Superfície mulher
Contando ninguém acredita o quanto temos que fazer para vencer o critério universal homem que domina os meios da arte e da filosofia também. Uma curadoria de uma mulher com artistas mulheres traz muitos embates também, mas não na perspectiva da dominação. Quantas vezes estive em relacionamentos profissionais que se havia um homem na jogada, tínhamos que escutar pacientemente “a verdade” sobre o posicionamento do trabalho de arte no espaço, entre outras verdades que nós não víamos, ou porque ainda temos que “comer muito arroz com feijão”, porque jamais estamos prontas.

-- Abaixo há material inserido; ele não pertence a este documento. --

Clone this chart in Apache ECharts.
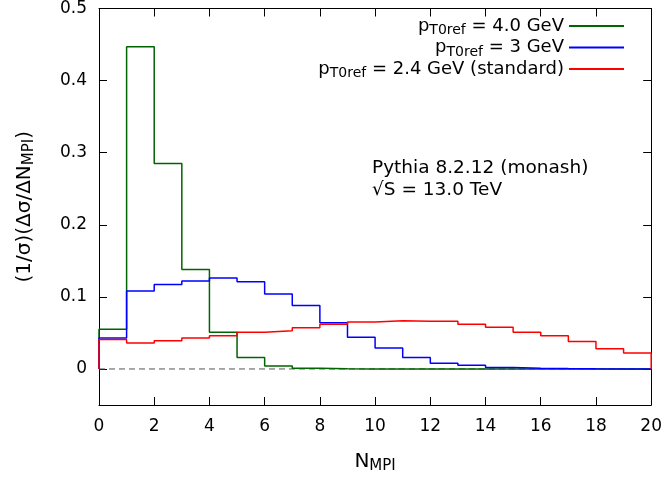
<!DOCTYPE html>
<html>
<head>
<meta charset="utf-8">
<script src="https://cdn.jsdelivr.net/npm/echarts@6/dist/echarts.min.js"></script>
<style>
  html, body { margin: 0; padding: 0; background: #fff; }
  #chart { width: 665px; height: 481px; }
</style>
</head>
<body>
<div id="chart"></div>
<script>
// N_MPI bins: [i, i+1) for i = 0..19
const binCount = 20
const xTicks = [0, 2, 4, 6, 8, 10, 12, 14, 16, 18, 20]
const yTicks = [0, 0.1, 0.2, 0.3, 0.4, 0.5]

// p_T0ref = 4.0 GeV
const green = [0.055, 0.447, 0.285, 0.138, 0.051, 0.016, 0.004, 0.001, 0.0004, 0.0001,
  0, 0, 0, 0, 0, 0, 0, 0, 0, 0]
// p_T0ref = 3 GeV
const blue = [0.043, 0.108, 0.117, 0.122, 0.126, 0.121, 0.104, 0.088, 0.064, 0.044,
  0.029, 0.016, 0.008, 0.005, 0.002, 0.001, 0.0005, 0.0002, 0.0001, 0.0001]
// p_T0ref = 2.4 GeV (standard)
const red = [0.041, 0.036, 0.039, 0.043, 0.046, 0.051, 0.053, 0.057, 0.062, 0.065,
  0.067, 0.066, 0.066, 0.062, 0.058, 0.051, 0.046, 0.038, 0.028, 0.022]

const names = [
  'p_T0ref = 4.0 GeV',
  'p_T0ref = 3 GeV',
  'p_T0ref = 2.4 GeV (standard)'
]
const legendText = {
  'p_T0ref = 4.0 GeV': '{n|p}{s|T0ref}{n| = 4.0 GeV}',
  'p_T0ref = 3 GeV': '{n|p}{s|T0ref}{n| = 3 GeV}',
  'p_T0ref = 2.4 GeV (standard)': '{n|p}{s|T0ref}{n| = 2.4 GeV (standard)}'
}

const font = 'DejaVu Sans'

// histeps: start at 0, step through bins, drop back to 0
function histSteps(vals) {
  const pts = [[0, 0]]
  vals.forEach((v, i) => pts.push([i, v]))
  pts.push([binCount, vals[vals.length - 1]])
  pts.push([binCount, 0])
  return pts
}

function histSeries(name, vals, color) {
  return {
    name: name,
    type: 'line',
    step: 'end',
    data: histSteps(vals),
    showSymbol: false,
    symbol: 'none',
    color: color,
    lineStyle: { color: color, width: 1.5 },
    z: 3,
    animation: false
  }
}

// legend text
const legendRich = {
  n: { fontFamily: font, fontSize: 18, color: '#000' },
  s: { fontFamily: font, fontSize: 14, color: '#000', padding: [9, 0, 0, 0] }
}
// axis titles
const titleRich = {
  n: { fontFamily: font, fontSize: 20, color: '#000' },
  s: { fontFamily: font, fontSize: 15, color: '#000', padding: [10, 0, 0, 0] }
}

const chart = echarts.init(document.getElementById('chart'))

chart.setOption({
  backgroundColor: '#fff',
  animation: false,
  grid: { left: 99, right: 12, top: 7, bottom: 76 },
  legend: {
    data: names,
    orient: 'vertical',
    right: 36,
    top: 12,
    align: 'right',
    itemWidth: 55,
    itemHeight: 2,
    itemGap: 1,
    icon: 'rect',
    formatter: name => legendText[name],
    textStyle: { fontFamily: font, fontSize: 18, color: '#000', rich: legendRich }
  },
  xAxis: [{
    type: 'value',
    min: 0,
    max: 20,
    interval: 2,
    name: '{n|N}{s|MPI}',
    nameLocation: 'middle',
    nameGap: 44,
    nameTextStyle: { rich: titleRich },
    axisLine: { onZero: false, lineStyle: { color: '#000', width: 1 } },
    axisTick: { inside: true, length: 8, lineStyle: { color: '#000' } },
    axisLabel: { fontFamily: font, fontSize: 17, color: '#000', margin: 13 },
    splitLine: { show: false }
  }, {
    type: 'value',
    position: 'top',
    min: 0,
    max: 20,
    interval: 2,
    axisLine: { onZero: false, lineStyle: { color: '#000', width: 1 } },
    axisTick: { inside: true, length: 8, lineStyle: { color: '#000' } },
    axisLabel: { show: false },
    splitLine: { show: false }
  }],
  yAxis: [{
    type: 'value',
    min: -0.05,
    max: 0.5,
    name: '{n|(1/σ)(Δσ/ΔN}{s|MPI}{n|)}',
    nameLocation: 'middle',
    nameRotate: 90,
    nameGap: 62,
    nameTextStyle: { rich: titleRich },
    axisLine: { onZero: false, lineStyle: { color: '#000', width: 1 } },
    axisTick: { inside: true, length: 8, customValues: yTicks, lineStyle: { color: '#000' } },
    axisLabel: {
      customValues: yTicks,
      fontFamily: font, fontSize: 17, color: '#000', margin: 12,
      formatter: v => (v === 0 ? '0' : v.toFixed(1))
    },
    splitLine: { show: false }
  }, {
    type: 'value',
    position: 'right',
    min: -0.05,
    max: 0.5,
    axisLine: { onZero: false, lineStyle: { color: '#000', width: 1 } },
    axisTick: { inside: true, length: 8, customValues: yTicks, lineStyle: { color: '#000' } },
    axisLabel: { show: false },
    splitLine: { show: false }
  }],
  graphic: [{
    type: 'text',
    x: 372,
    y: 168,
    style: {
      text: 'Pythia 8.2.12 (monash)', font: '18.5px "DejaVu Sans"', fill: '#000',
      textVerticalAlign: 'middle'
    }
  }, {
    type: 'text',
    x: 372,
    y: 190,
    style: {
      text: '√S = 13.0 TeV', font: '18.5px "DejaVu Sans"', fill: '#000',
      textVerticalAlign: 'middle'
    }
  }],
  series: [
    {
      name: 'zero',
      type: 'line',
      data: [[0, 0], [binCount, 0]],
      symbol: 'none',
      lineStyle: { color: '#555', width: 1, type: [6, 4] },
      z: 1,
      silent: true
    },
    histSeries(names[0], green, '#006400'),
    histSeries(names[1], blue, '#0000ff'),
    histSeries(names[2], red, '#ff0000')
  ]
})
</script>
</body>
</html>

Constatações que faço, sem paixão, apenas são momentos de cansaço onde temos que mobilizar muita paciência para um paradigma que já está lá preso ao século passado. Saudade de um monte de coisas do XX, mas não exatamente da camisa de força de ficar enclausurada em ser educada, calada e prestativa. É claro que não passei para o extremo de gritar, devolver na mesma moeda ou outras condutas.

Essa cozinha feminina da arte entre nós nos dá possibilidade de tocar em superfícies que nunca podemos sentir. Erramos como todos os homens erram, partimos para outras exposições, discutimos nossos acertos, vislumbramos os silêncios que habitaram aquela expografia expositiva sem, contudo, nos sentirmos aquém.
A estratégia de dominação masculina foi escrita por Bourdieu que ficou mal na academia, inclusive sendo chamado de Bourdiezinho, Bourdieu menor, como se a temática fosse pequena, fútil, boba. A literatura hoje feminista na arte contemporânea pensa se é ainda interessante categorizar as artistas mulheres em cânones homens (em um dos meus textos escrevi sobre isso).
Aqui como continuo a escrever sobre a exposição Superfícies se Aproximam, me pareceu legítimo chamar a atenção para o fato que todas nós somos mulheres e essas apreensões de gênero fizeram parte de nossas conversas, do nosso processo de trabalho e da maneira com manejamos nossos léxicos particulares.